Over the past few years a number of case reports for lifestyle or nutritional interventions for decreasing the rate of decline or even reversing dementia, usually with a presumed clinical diagnosis of AD, have gotten some attention.
As a slight digression, the most famous of these is Mary Newport's book propounding the idea that coconut oil reversed her husbands dementia.
As I noted earlier, coconut oil is the most commonly discussed treatment for Alzheimers in YouTube comments. This may be because it is actionable for YouTube commenters, whereas secretase inhibitors, outside of a clinical trial, are not. Also probably because the Mary Newport videos on YT are pretty popular.
The user neglect on the web forum sdn has expressed skepticism about coconut oil, noting that trials for fatty acids in AD have been negative outside of APOE subgroup analysis. Also, a 2008 study found that giving rats hydrogenated coconut oil led to worse memory performance, although that is probably not a particularly fair diet comparison to the one proposed in humans.
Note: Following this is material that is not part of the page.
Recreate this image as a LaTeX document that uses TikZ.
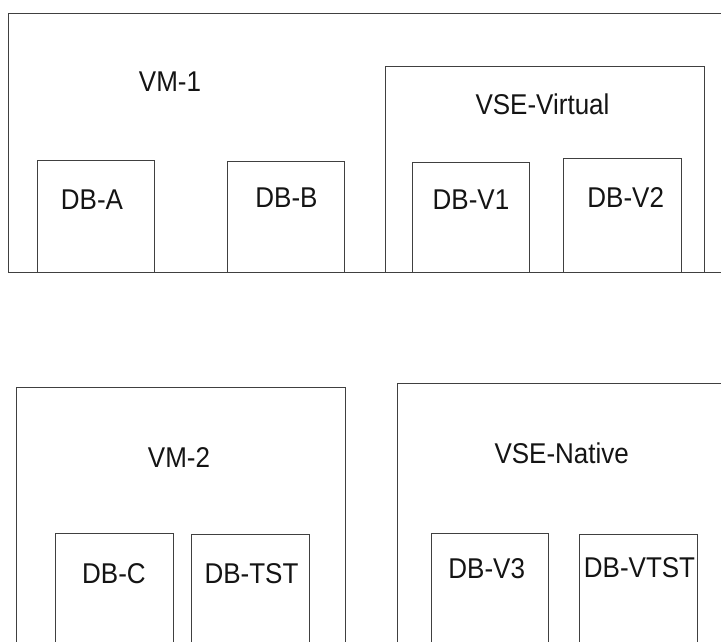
\documentclass[tikz,border=0pt]{standalone}
\usepackage{fontspec}
\setmainfont{Liberation Sans}
\newcommand{\tallt}[1]{\scalebox{1}[1.1]{#1}}
\begin{document}
\begin{tikzpicture}[x=1pt,y=-1pt,
  frame/.style={draw=black!75, line width=1pt},
  box/.style={frame, rectangle, inner sep=0pt, anchor=north west},
  lbl/.style={text=black!92, inner sep=0pt, font=\fontsize{26}{30}\selectfont}]
\useasboundingbox (0,0) rectangle (721,641);
\clip (0,0) rectangle (721,641);
% VM-1 outer frame (open at right)
\coordinate (vmtr) at (725,13);
\coordinate (vmbr) at (725,272);
\draw[frame] (vmtr) -- (8,13) -- (8,272) -- (vmbr);
\node[lbl] (vm1) at (170,82) {\tallt{VM-1}};
\node[box, minimum width=117.5pt, minimum height=112pt] (dba) at (36.7,160) {};
\node[lbl] (tdba) at (92,200) {\tallt{DB-A}};
\node[box, minimum width=117.5pt, minimum height=111pt] (dbb) at (226.8,161) {};
\node[lbl] (tdbb) at (286.5,198) {\tallt{DB-B}};
% VSE-Virtual
\node[box, minimum width=318.8pt, minimum height=206pt] (vsev) at (384.7,66) {};
\node[lbl] (tvsev) at (542.5,104) {\tallt{VSE-Virtual}};
\node[box, minimum width=117.6pt, minimum height=110pt] (dbv1) at (411.7,162) {};
\node[lbl] (tdbv1) at (471,200) {\tallt{DB-V1}};
\node[box, minimum width=118pt, minimum height=114pt] (dbv2) at (562.7,158) {};
\node[lbl] (tdbv2) at (625.7,198) {\tallt{DB-V2}};
% VM-2
\node[box, minimum width=329.3pt, minimum height=280pt] (vm2) at (15.7,386.7) {};
\node[lbl] (tvm2) at (179,458) {\tallt{VM-2}};
\node[box, minimum width=117.7pt, minimum height=130pt] (dbc) at (55,533.3) {};
\node[lbl] (tdbc) at (114,574) {\tallt{DB-C}};
\node[box, minimum width=118pt, minimum height=130pt] (dbtst) at (191.3,534.3) {};
\node[lbl] (tdbtst) at (251.5,574) {\tallt{DB-TST}};
% VSE-Native
\node[box, minimum width=360pt, minimum height=300pt] (vsen) at (397.3,382.7) {};
\node[lbl] (tvsen) at (561.7,453.5) {\tallt{VSE-Native}};
\node[box, minimum width=117.6pt, minimum height=130pt] (dbv3) at (430.7,533.3) {};
\node[lbl] (tdbv3) at (486.7,569) {\tallt{DB-V3}};
\node[box, minimum width=117.4pt, minimum height=130pt] (dbvtst) at (579.3,534) {};
\node[lbl] (tdbvtst) at (639.5,568) {\tallt{DB-VTST}};
\end{tikzpicture}
\end{document}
But that is not the point of this blog post.
The point of this blog post is to point out this interesting series of case reports by Dale Bredesen, which found that optimizing a wide breadth of patient characteristics through lifestyle, nutritional, and pharmacological means led to at least some improvement in 9/10 of the patients treated. See below for a summary of the initial characteristics of the patients and the results of the treatments.
Notably, for some of the patients, increasing medium chain triglycerides via coconut oil or a food containing coconut oil was one of the treatment modalities.
As Bredesen notes, the majority of success stories in diseases like HIV and CVD have been due to combination therapy, and such an approach may also lead to better outcomes in AD. This might make it harder for researchers to tease out exactly which treatment led to the improvement, but that's why we have statistics.
There's no reason, theoretically, that a clinical trial like this couldn't be personalized, as long as the algorithm by which patient characteristics are converted into treatment decisions is codified prior to beginning the trial.